Written exercise:
Return the material word for word. Do not include pictures.

*** Supplied data ***

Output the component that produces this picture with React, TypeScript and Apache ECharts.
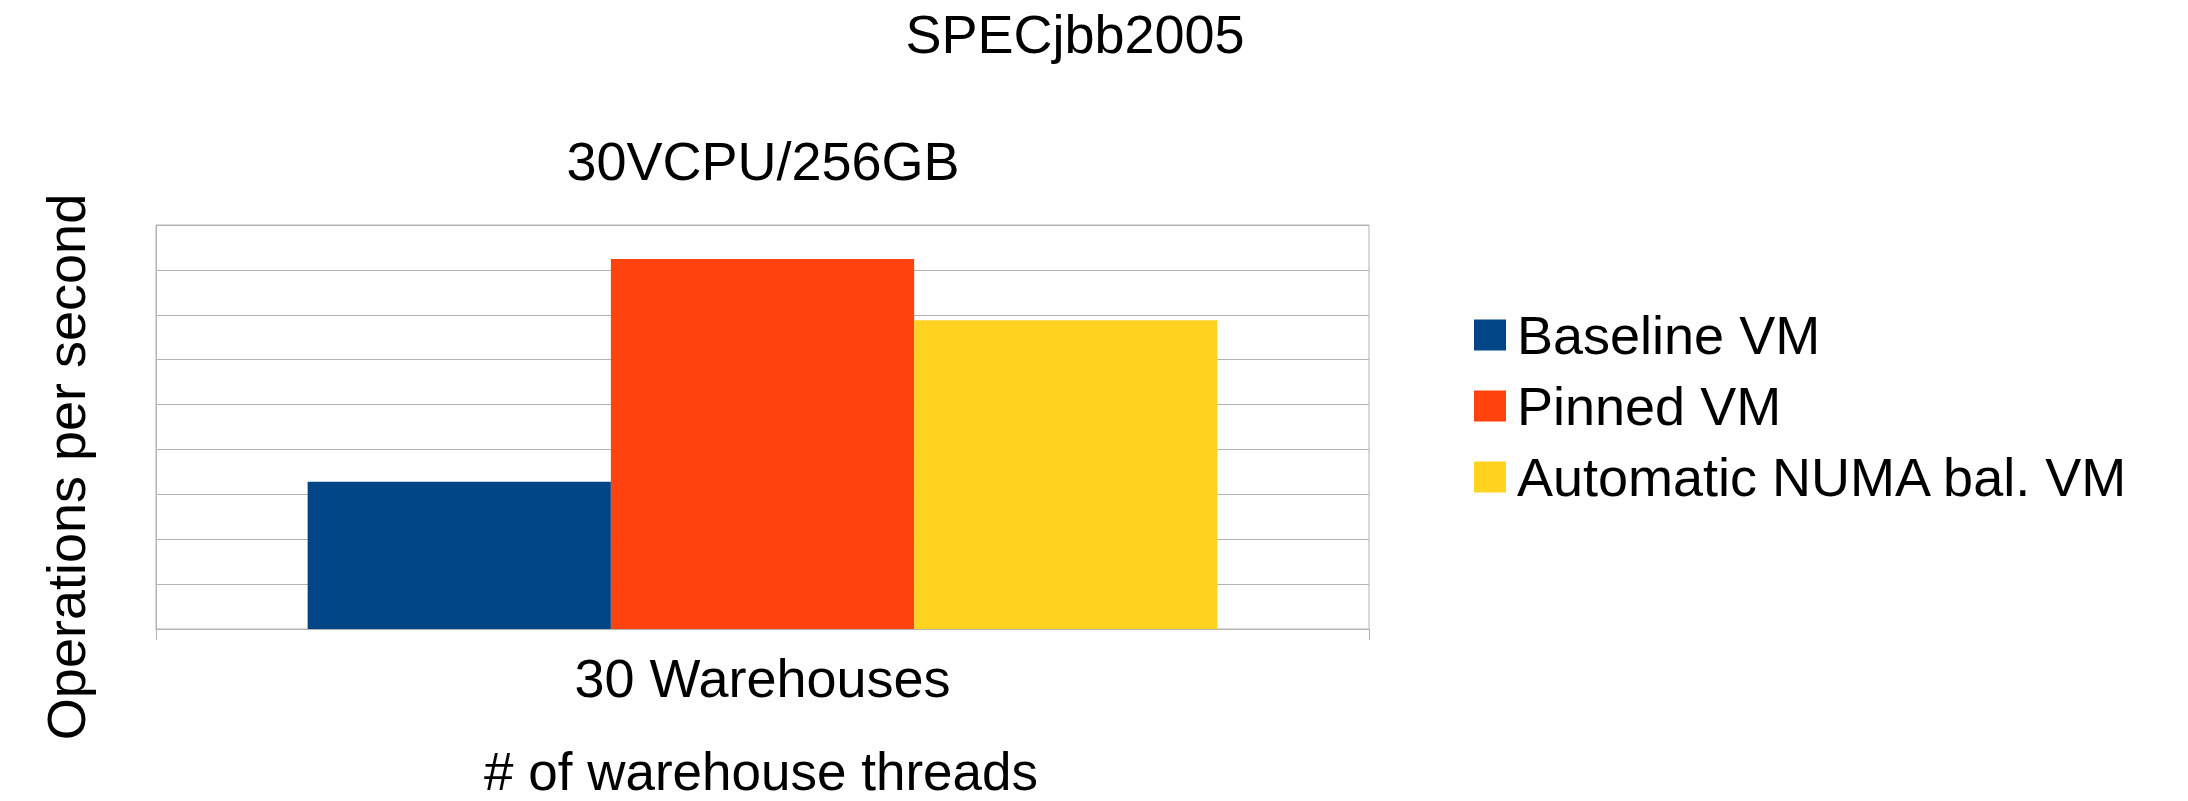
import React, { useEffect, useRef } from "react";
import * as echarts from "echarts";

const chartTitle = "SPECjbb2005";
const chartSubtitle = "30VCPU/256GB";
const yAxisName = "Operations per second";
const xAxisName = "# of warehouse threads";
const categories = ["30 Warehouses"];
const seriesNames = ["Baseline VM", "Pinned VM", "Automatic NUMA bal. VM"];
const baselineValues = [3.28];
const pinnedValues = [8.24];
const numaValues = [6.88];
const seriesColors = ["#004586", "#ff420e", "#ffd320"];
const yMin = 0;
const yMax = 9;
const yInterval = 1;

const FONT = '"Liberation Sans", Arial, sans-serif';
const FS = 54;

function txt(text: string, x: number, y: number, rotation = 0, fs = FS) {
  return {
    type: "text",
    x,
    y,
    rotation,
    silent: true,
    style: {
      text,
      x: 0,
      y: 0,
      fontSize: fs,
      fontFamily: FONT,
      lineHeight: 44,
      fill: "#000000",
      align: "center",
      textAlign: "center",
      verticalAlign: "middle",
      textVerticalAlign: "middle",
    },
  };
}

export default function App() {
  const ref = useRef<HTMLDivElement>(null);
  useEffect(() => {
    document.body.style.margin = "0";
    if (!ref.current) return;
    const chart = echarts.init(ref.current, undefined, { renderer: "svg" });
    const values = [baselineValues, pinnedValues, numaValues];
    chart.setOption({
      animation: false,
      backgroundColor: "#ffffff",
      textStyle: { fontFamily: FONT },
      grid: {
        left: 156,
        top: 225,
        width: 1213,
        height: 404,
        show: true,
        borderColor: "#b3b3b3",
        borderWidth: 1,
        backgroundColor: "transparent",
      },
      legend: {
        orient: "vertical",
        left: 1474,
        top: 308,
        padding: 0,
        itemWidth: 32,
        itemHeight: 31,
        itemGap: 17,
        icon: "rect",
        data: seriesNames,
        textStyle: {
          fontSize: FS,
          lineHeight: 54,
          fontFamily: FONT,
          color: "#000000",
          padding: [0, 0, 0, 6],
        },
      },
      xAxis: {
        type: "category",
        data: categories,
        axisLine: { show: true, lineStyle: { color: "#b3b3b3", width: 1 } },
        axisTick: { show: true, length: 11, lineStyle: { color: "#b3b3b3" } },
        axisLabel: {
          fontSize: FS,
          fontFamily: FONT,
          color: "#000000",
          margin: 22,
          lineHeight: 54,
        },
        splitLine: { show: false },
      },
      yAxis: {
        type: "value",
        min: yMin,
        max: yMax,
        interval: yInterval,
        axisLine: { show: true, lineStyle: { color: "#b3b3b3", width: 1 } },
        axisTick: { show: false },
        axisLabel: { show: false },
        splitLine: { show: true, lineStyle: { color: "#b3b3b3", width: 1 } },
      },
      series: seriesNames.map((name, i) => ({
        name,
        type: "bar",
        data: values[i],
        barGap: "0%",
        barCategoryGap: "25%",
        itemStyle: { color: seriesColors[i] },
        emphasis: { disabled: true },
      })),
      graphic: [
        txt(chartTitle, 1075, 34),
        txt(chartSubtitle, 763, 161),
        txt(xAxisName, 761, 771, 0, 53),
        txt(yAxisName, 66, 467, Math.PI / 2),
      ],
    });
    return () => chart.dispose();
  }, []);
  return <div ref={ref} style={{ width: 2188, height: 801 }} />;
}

***

Result below:
Output the component that produces this picture with React, TypeScript and Apache ECharts.
import React, { useEffect, useRef } from "react";
import * as echarts from "echarts";

const chartTitle = "SPECjbb2005";
const chartSubtitle = "30VCPU/256GB";
const yAxisName = "Operations per second";
const xAxisName = "# of warehouse threads";
const categories = ["30 Warehouses"];
const seriesNames = ["Baseline VM", "Pinned VM", "Automatic NUMA bal. VM"];
const baselineValues = [3.28];
const pinnedValues = [8.24];
const numaValues = [6.88];
const seriesColors = ["#004586", "#ff420e", "#ffd320"];
const yMin = 0;
const yMax = 9;
const yInterval = 1;

const FONT = '"Liberation Sans", Arial, sans-serif';
const FS = 54;

function txt(text: string, x: number, y: number, rotation = 0, fs = FS) {
  return {
    type: "text",
    x,
    y,
    rotation,
    silent: true,
    style: {
      text,
      x: 0,
      y: 0,
      fontSize: fs,
      fontFamily: FONT,
      lineHeight: 44,
      fill: "#000000",
      align: "center",
      textAlign: "center",
      verticalAlign: "middle",
      textVerticalAlign: "middle",
    },
  };
}

export default function App() {
  const ref = useRef<HTMLDivElement>(null);
  useEffect(() => {
    document.body.style.margin = "0";
    if (!ref.current) return;
    const chart = echarts.init(ref.current, undefined, { renderer: "svg" });
    const values = [baselineValues, pinnedValues, numaValues];
    chart.setOption({
      animation: false,
      backgroundColor: "#ffffff",
      textStyle: { fontFamily: FONT },
      grid: {
        left: 156,
        top: 225,
        width: 1213,
        height: 404,
        show: true,
        borderColor: "#b3b3b3",
        borderWidth: 1,
        backgroundColor: "transparent",
      },
      legend: {
        orient: "vertical",
        left: 1474,
        top: 308,
        padding: 0,
        itemWidth: 32,
        itemHeight: 31,
        itemGap: 17,
        icon: "rect",
        data: seriesNames,
        textStyle: {
          fontSize: FS,
          lineHeight: 54,
          fontFamily: FONT,
          color: "#000000",
          padding: [0, 0, 0, 6],
        },
      },
      xAxis: {
        type: "category",
        data: categories,
        axisLine: { show: true, lineStyle: { color: "#b3b3b3", width: 1 } },
        axisTick: { show: true, length: 11, lineStyle: { color: "#b3b3b3" } },
        axisLabel: {
          fontSize: FS,
          fontFamily: FONT,
          color: "#000000",
          margin: 22,
          lineHeight: 54,
        },
        splitLine: { show: false },
      },
      yAxis: {
        type: "value",
        min: yMin,
        max: yMax,
        interval: yInterval,
        axisLine: { show: true, lineStyle: { color: "#b3b3b3", width: 1 } },
        axisTick: { show: false },
        axisLabel: { show: false },
        splitLine: { show: true, lineStyle: { color: "#b3b3b3", width: 1 } },
      },
      series: seriesNames.map((name, i) => ({
        name,
        type: "bar",
        data: values[i],
        barGap: "0%",
        barCategoryGap: "25%",
        itemStyle: { color: seriesColors[i] },
        emphasis: { disabled: true },
      })),
      graphic: [
        txt(chartTitle, 1075, 34),
        txt(chartSubtitle, 763, 161),
        txt(xAxisName, 761, 771, 0, 53),
        txt(yAxisName, 66, 467, Math.PI / 2),
      ],
    });
    return () => chart.dispose();
  }, []);
  return <div ref={ref} style={{ width: 2188, height: 801 }} />;
}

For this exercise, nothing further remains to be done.